One parent spoke of his fear of what will happen to his son if the school becomes an academy.
He said: “My son took a year to find a school that would accept and work with him.
“Since he’s been here, he’s really improved. He’s still got a very long way to go because he’s so far behind.
“He would be one of the first ones they push out and that scares the hell out of me because where will he go then?
“His whole education is in jeopardy if we become an academy.”
Another mum who moved to Brighton from Devon last year told a similar story.
Amy Simms said that since joining the school in September unable to read, the school and council’s support had enabled him to become an average reader.
She said: “I believe that he counts as a person, not a number at this school.”
Heike Golightly, one of the parents who has launched the campaign, said: “We really need your support as parents because we can’t do this ourselves.
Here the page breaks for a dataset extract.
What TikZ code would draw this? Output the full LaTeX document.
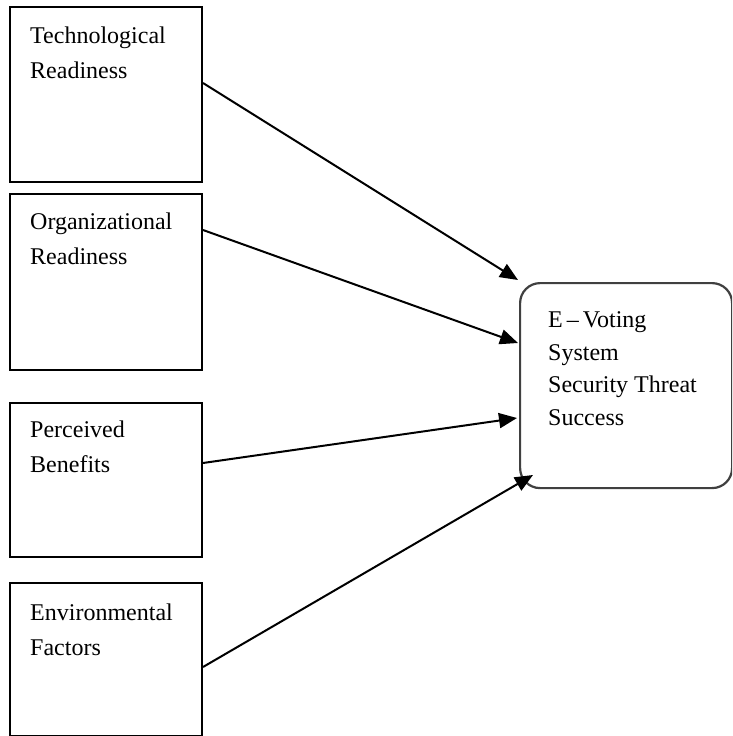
\documentclass[tikz,border=0pt]{standalone}
\usepackage{fontspec}
\setmainfont{Liberation Serif}
\usetikzlibrary{arrows.meta}
\tikzset{
  factorbox/.style={draw=black, line width=2pt, rectangle, inner sep=0pt, anchor=north west},
  targetbox/.style={draw=black!75, line width=2.2pt, rectangle, rounded corners=20pt, inner sep=0pt, anchor=north west},
  boxtext/.style={anchor=north west, inner sep=0pt, align=left, text=black,
    font={\fontsize{24}{35}\selectfont}},
  targettext/.style={boxtext, font={\fontsize{24}{32.5}\selectfont}},
  link/.style={draw=black, line width=2pt, -{Triangle[length=18pt,width=15pt]}}
}
\begin{document}
\begin{tikzpicture}[x=1pt,y=-1pt]
\clip (0,0) rectangle (732,736);
\fill[white] (0,0) rectangle (732,736);
% factor boxes
\node[factorbox, minimum width=192pt, minimum height=175pt] (b1) at (9,6) {};
\node[factorbox, minimum width=192pt, minimum height=176pt] (b2) at (9,193) {};
\node[factorbox, minimum width=192pt, minimum height=154pt] (b3) at (9,402) {};
\node[factorbox, minimum width=192pt, minimum height=153pt] (b4) at (9,582) {};
% target box
\node[targetbox, minimum width=212pt, minimum height=205pt] (r) at (519,282) {};
% texts
\node[boxtext] (t1) at (30,26.5) {Technological\\Readiness};
\node[boxtext] (t2) at (30,212.5) {Organizational\\Readiness};
\node[boxtext] (t3) at (30,421) {Perceived\\Benefits};
\node[boxtext] (t4) at (30,603.5) {Environmental\\Factors};
\node[targettext] (tr) at (548,311.5) {E\,–\,Voting\\System\\Security Threat\\Success};
% connector end points
\coordinate (s1) at ([yshift=-77pt]b1.north east);
\coordinate (s2) at ([yshift=-37pt]b2.north east);
\coordinate (s3) at ([yshift=-61pt]b3.north east);
\coordinate (s4) at ([yshift=-85pt]b4.north east);
\coordinate (e1) at ([shift={(-1pt,2pt)}]r.north west);
\coordinate (e2) at ([shift={(-1pt,-61pt)}]r.north west);
\coordinate (e3) at ([shift={(-2pt,-136pt)}]r.north west);
\coordinate (e4) at ([shift={(14pt,-193pt)}]r.north west);
\draw[link] (s1) -- (e1);
\draw[link] (s2) -- (e2);
\draw[link] (s3) -- (e3);
\draw[link] (s4) -- (e4);
\end{tikzpicture}
\end{document}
“I want the best for my child, and this school is that and we are sticking with it.
“He’s happy, he’s running down the hill every morning.”
Fellow campaigner Angela Pemberton, whose children have recently left the school, said: “My son is severely autistic and what this school and the headteacher he would not be where he is today, at a mainstream secondary school.
“I believe without this school he would not be there.”
The head of Downs Infant School Hildi Mitchell also spoke on behalf of heads throughout the city who are supporting the campaign.
She said: “There’s a number of us here who are absolutely determined to do everything we can.
“We are listening to your community and it’s bringing tears to my eyes.
“If I heard my school described the way your school is being described, I think I could retire. These are the things I would dream to hear.
“Your headteacher Adam Sutton knows your community, he knows what your school needs.
“We stand absolutely behind keeping this school in local authority control.”
The meeting also heard from Brighton Kemptown MP Lloyd Russell-Moyle and a statement from Brighton Pavilion MP Caroline Lucas, both of whom blamed Government cuts to school funding for the Ofsted shortcomings.
And people from anti-academy campaigns in Lewes, Peacehaven and Greenwich also shared their experience and advice.
Campaigners asked people to sign the petition, which has now topped 2,000 signatures, and to pledge what support they can.